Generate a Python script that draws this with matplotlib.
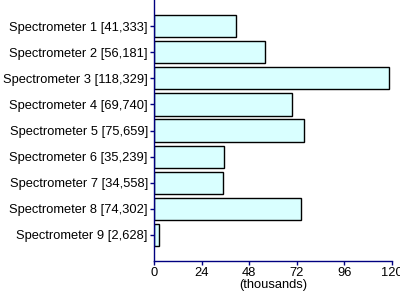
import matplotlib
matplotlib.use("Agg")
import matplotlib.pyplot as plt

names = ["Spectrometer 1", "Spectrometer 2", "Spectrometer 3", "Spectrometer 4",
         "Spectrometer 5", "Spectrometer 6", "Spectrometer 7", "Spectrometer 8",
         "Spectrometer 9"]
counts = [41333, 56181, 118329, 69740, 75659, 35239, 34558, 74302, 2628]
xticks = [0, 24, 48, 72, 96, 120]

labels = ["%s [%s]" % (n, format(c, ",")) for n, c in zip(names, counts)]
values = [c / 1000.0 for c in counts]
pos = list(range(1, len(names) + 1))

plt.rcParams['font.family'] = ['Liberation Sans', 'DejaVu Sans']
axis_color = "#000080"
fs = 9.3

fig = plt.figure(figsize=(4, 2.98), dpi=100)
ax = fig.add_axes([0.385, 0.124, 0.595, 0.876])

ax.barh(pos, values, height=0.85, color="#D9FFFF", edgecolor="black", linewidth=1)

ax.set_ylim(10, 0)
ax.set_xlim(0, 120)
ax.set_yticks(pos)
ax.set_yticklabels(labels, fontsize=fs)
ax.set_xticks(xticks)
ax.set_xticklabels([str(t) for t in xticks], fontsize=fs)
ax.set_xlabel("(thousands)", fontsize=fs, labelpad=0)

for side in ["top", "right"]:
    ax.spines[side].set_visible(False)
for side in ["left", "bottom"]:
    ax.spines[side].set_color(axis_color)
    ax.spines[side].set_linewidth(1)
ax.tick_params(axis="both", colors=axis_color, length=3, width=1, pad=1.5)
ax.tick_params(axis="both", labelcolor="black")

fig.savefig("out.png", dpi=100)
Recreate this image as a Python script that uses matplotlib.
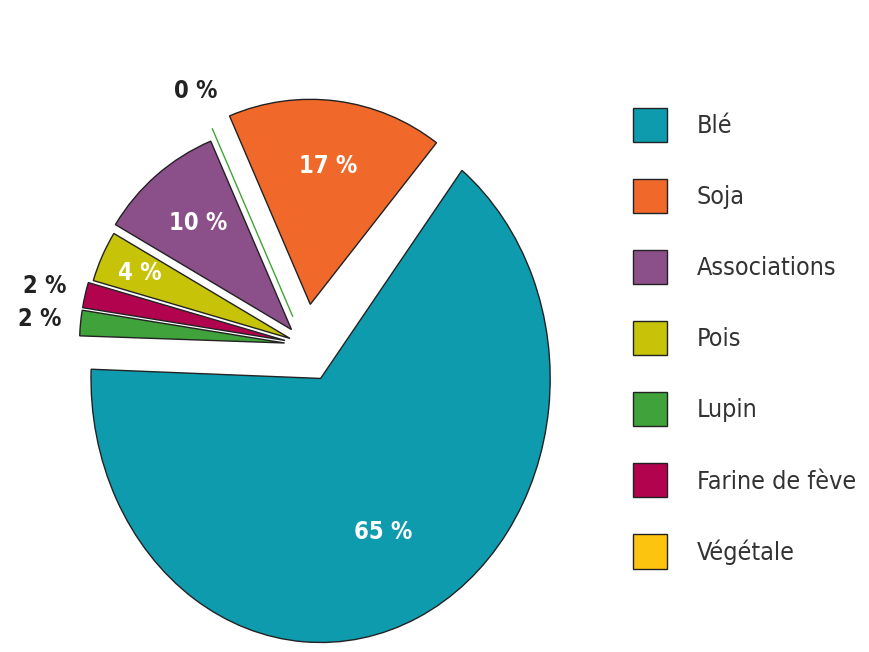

# # # # #

* [STATED PROBLEM]
Restate every record exactly, please; do not copy the pictures.

* [TASK OUTPUT]
Generate a Python script that draws this with matplotlib.
import matplotlib
matplotlib.use("Agg")
import matplotlib.pyplot as plt

names = ["Spectrometer 1", "Spectrometer 2", "Spectrometer 3", "Spectrometer 4",
         "Spectrometer 5", "Spectrometer 6", "Spectrometer 7", "Spectrometer 8",
         "Spectrometer 9"]
counts = [41333, 56181, 118329, 69740, 75659, 35239, 34558, 74302, 2628]
xticks = [0, 24, 48, 72, 96, 120]

labels = ["%s [%s]" % (n, format(c, ",")) for n, c in zip(names, counts)]
values = [c / 1000.0 for c in counts]
pos = list(range(1, len(names) + 1))

plt.rcParams['font.family'] = ['Liberation Sans', 'DejaVu Sans']
axis_color = "#000080"
fs = 9.3

fig = plt.figure(figsize=(4, 2.98), dpi=100)
ax = fig.add_axes([0.385, 0.124, 0.595, 0.876])

ax.barh(pos, values, height=0.85, color="#D9FFFF", edgecolor="black", linewidth=1)

ax.set_ylim(10, 0)
ax.set_xlim(0, 120)
ax.set_yticks(pos)
ax.set_yticklabels(labels, fontsize=fs)
ax.set_xticks(xticks)
ax.set_xticklabels([str(t) for t in xticks], fontsize=fs)
ax.set_xlabel("(thousands)", fontsize=fs, labelpad=0)

for side in ["top", "right"]:
    ax.spines[side].set_visible(False)
for side in ["left", "bottom"]:
    ax.spines[side].set_color(axis_color)
    ax.spines[side].set_linewidth(1)
ax.tick_params(axis="both", colors=axis_color, length=3, width=1, pad=1.5)
ax.tick_params(axis="both", labelcolor="black")

fig.savefig("out.png", dpi=100)
Recreate this image as a Python script that uses matplotlib.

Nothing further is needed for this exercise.